This concept grew out of the software Sony created, called SPURS, to help programmers juggle tasks on the CELL's SPUs -- but on the PS4, it's being accomplished in hardware.

The team, to put it mildly, had to think ahead. "The time frame when we were designing these features was 2009, 2010. And the timeframe in which people will use these features fully is 2015? 2017?" said Cerny.

"Our overall approach was to put in a very large number of controls about how to mix compute and graphics, and let the development community figure out which ones they want to use when they get around to the point where they're doing a lot of asynchronous compute."

Cerny expects developers to run middleware -- such as physics, for example -- on the GPU. Using the system he describes above, you can run at peak efficiency, he said.

"If you look at the portion of the GPU available to compute throughout the frame, it varies dramatically from instant to instant. For example, something like opaque shadow map rendering doesn't even use a pixel shader, it’s entirely done by vertex shaders and the rasterization hardware -- so graphics aren't using most of the 1.8 teraflops of ALU available in the CUs. Times like that during the game frame are an opportunity to say, 'Okay, all that compute you wanted to do, turn it up to 11 now.'"

Sounds great -- but how do you handle doing that? "There are some very simple controls where on the graphics side, from the graphics command buffer, you can crank up or down the compute," Cerny said. "The question becomes, looking at each phase of rendering and the load it places on the various GPU units, what amount and style of compute can be run efficiently during that phase?"

I think that should explain much of the "how"...also, a lot of system resources that would have been tied up by things like audio now have dedicated units for them specifically.
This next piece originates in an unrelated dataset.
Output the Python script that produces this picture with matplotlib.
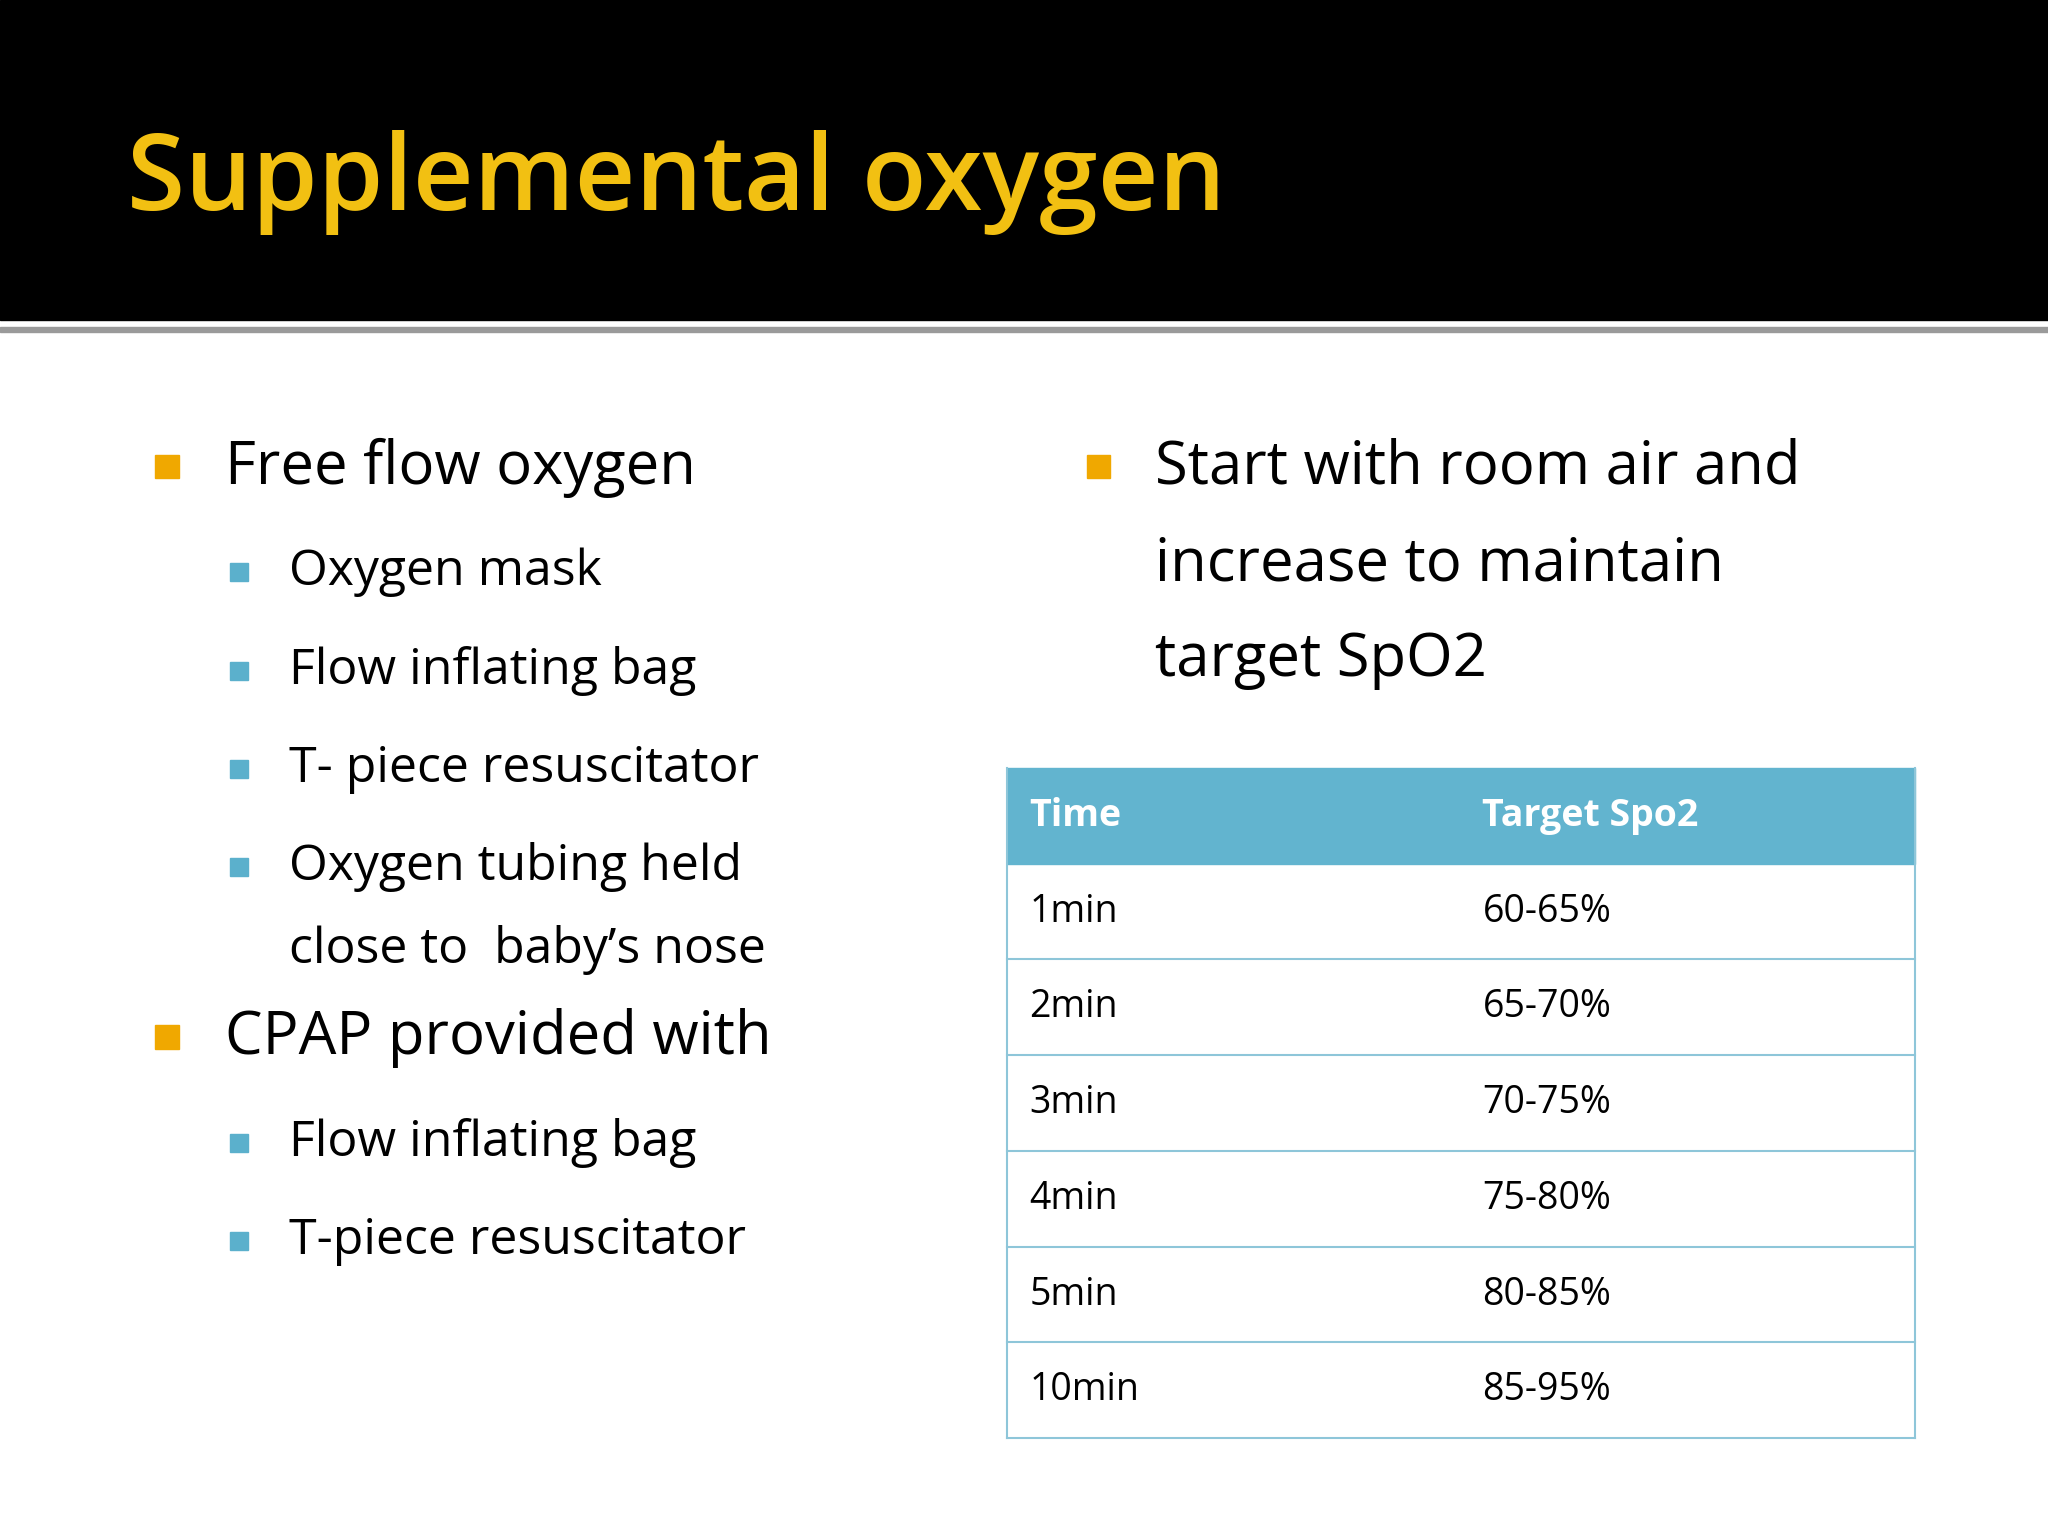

This allows other parts of the hardware to not be tied up running other threads.

Another thing the PlayStation 4 team did to increase the flexibility of the console is to put many of its basic functions on dedicated units on the board -- that way, you don't have to allocate resources to handling these things.

"The reason we use dedicated units is it means the overhead as far as games are concerned is very low," said Cerny. "It also establishes a baseline that we can use in our user experience."








"For example, by having the hardware dedicated unit for audio, that means we can support audio chat without the games needing to dedicate any significant resources to them. The same thing for compression and decompression of video." The audio unit also handles decompression of "a very large number" of MP3 streams for in-game audio, Cerny added.

This last bit discusses potential bottlenecks and how they've planned to overcome them:

One thing Cerny was not at all shy about discussing are the system's bottlenecks -- because, in his view, he and his engineers have done a great job of devising ways to work around them.

"With graphics, the first bottleneck you’re likely to run into is memory bandwidth. Given that 10 or more textures per object will be standard in this generation, it’s very easy to run into that bottleneck," he said. "Quite a few phases of rendering become memory bound, and beyond shifting to lower bit-per-texel textures, there’s not a whole lot you can do. Our strategy has been simply to make sure that we were using GDDR5 for the system memory and therefore have a lot of bandwidth."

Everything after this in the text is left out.